While the challenge is immense, innovative models are emerging that offer a blueprint for how cities can overcome these barriers. A powerful example comes from Nairobi, Kenya, which has demonstrated success by empowering its most vulnerable communities to become active partners in their own climate adaptation.

Faced with the challenge of improving conditions in its vast informal settlements, Nairobi’s government forged a groundbreaking partnership with universities, civil society organizations (CSOs) like Slum Dwellers International, and a specialized financing entity called the Akiba Mashinani Trust (AMT).

Instead of a top-down approach, this model works from the ground up:

  • The AMT helps residents in informal settlements organize into savings groups, building financial discipline and social cohesion.
  • It then leverages the track record of these savings groups to negotiate with banks for larger, collective development loans that would be inaccessible to individuals.
  • This community-centered financing empowers residents to co-design, fund, and own critical infrastructure upgrades, from improved drainage to sanitation facilities.

By leveraging community financing capacity, Nairobi has turned informal settlements from passive recipients of aid into active partners in urban development. This approach not only mobilizes new streams of funding but also builds local capacity, reduces governance costs, and ensures that projects meet the real needs of the community.

This collaborative, community-driven financing in Nairobi, along with national initiatives like Kenya’s Financing Locally-Led Climate Action (FLLoCA) program designed to build climate finance capacity at the county level offers a hopeful and replicable pathway for other African cities to finally access the resources they desperately need to build a resilient future.

Conclusion: A Call to Action for Urban Climate Survival

The disconnect between the escalating climate risks facing African cities and the financial resources available to them is not just a gap; it is a chasm that threatens millions of lives and the continent’s economic future. The current model where cities stand on the front lines of the climate crisis while the life-saving funds are stalled in national pipelines, is untenable.

Closing this chasm is an urgent imperative that demands a two-pronged revolution. It requires a fundamental shift in the global financial architecture, re-routing the pipelines of support to flow directly to the urban centres where action is most needed. Simultaneously, it calls for bold, proactive leadership from the ground up, as mayors and local officials innovate, forge new partnerships, and build the institutional muscle needed to absorb and deploy these funds effectively.
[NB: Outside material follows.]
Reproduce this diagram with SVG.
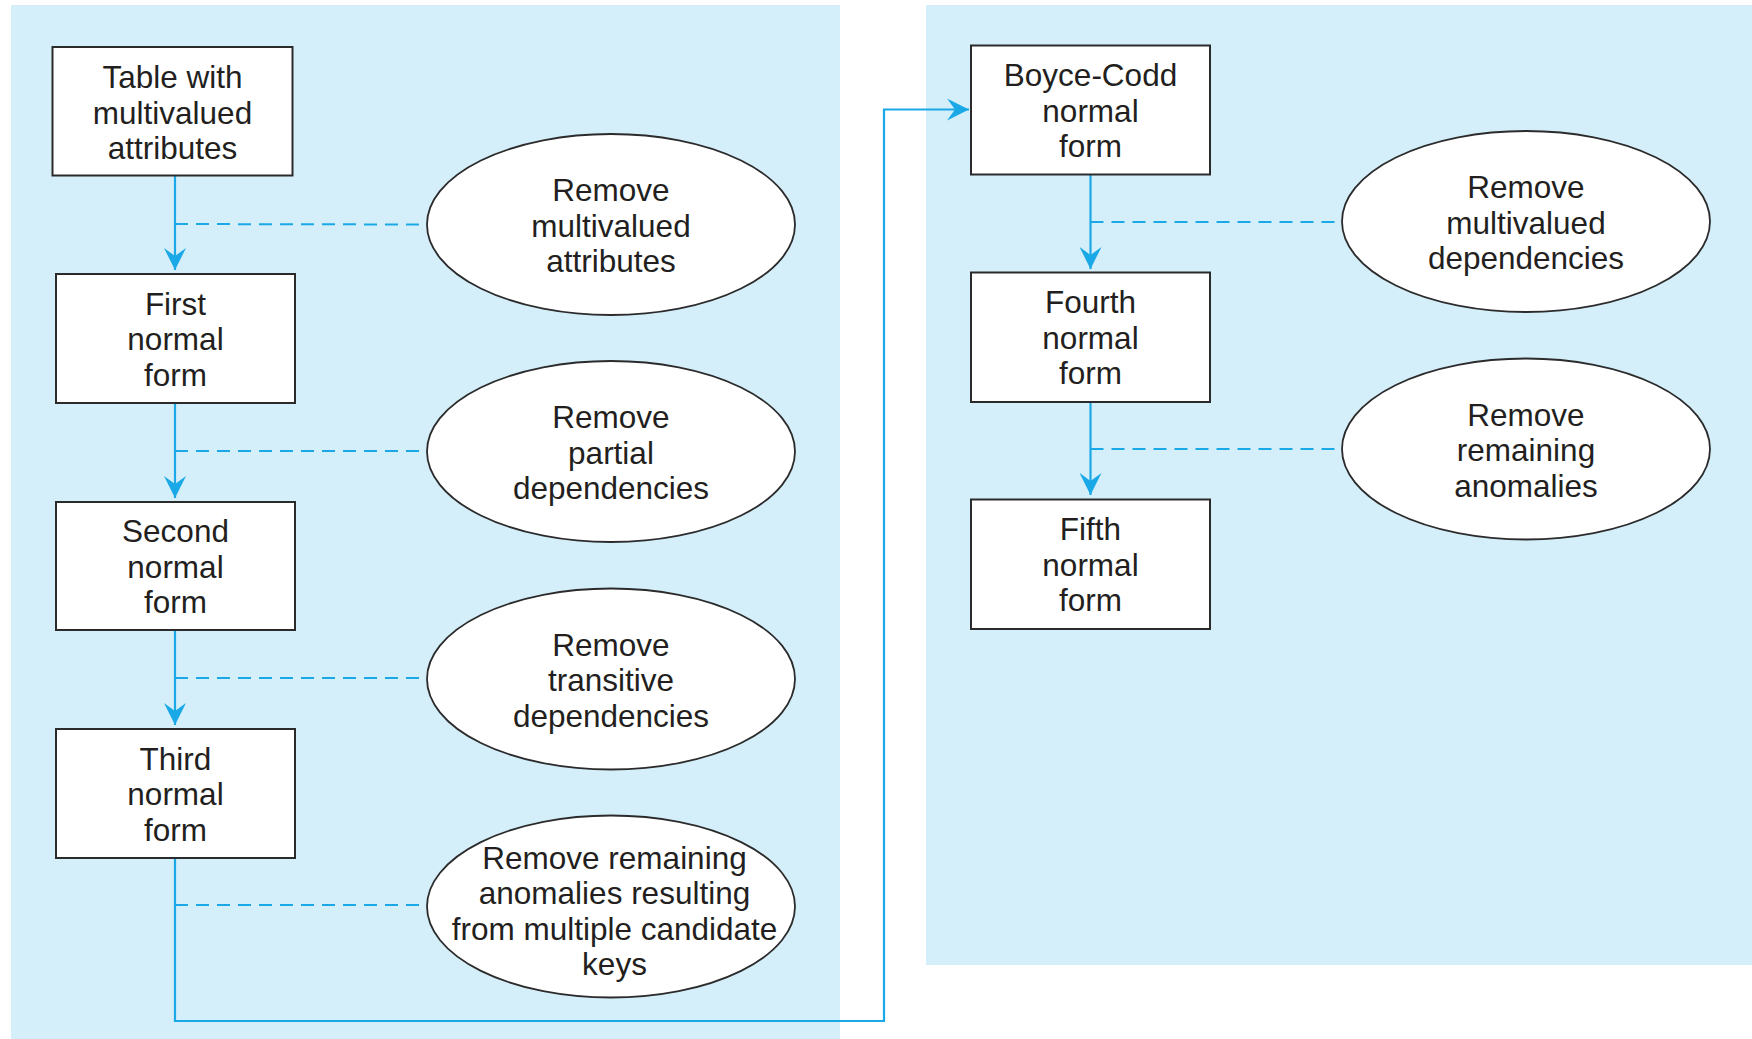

This is not a theoretical exercise; it is a practical mission already underway. The upcoming C40 Climate Finance and Political Masterclass represents a timely and vital initiative in this fight. By equipping city leaders from across the Global South with the very tools needed to change this narrative from navigating complex funding mechanisms to structuring bankable projects and forging public-private partnerships, it aims to turn local ambition into funded action.

The time for talk has passed. The moment has come to empower our cities, not as supplicants for aid, but as capable, funded, and indispensable architects of a resilient and sustainable world.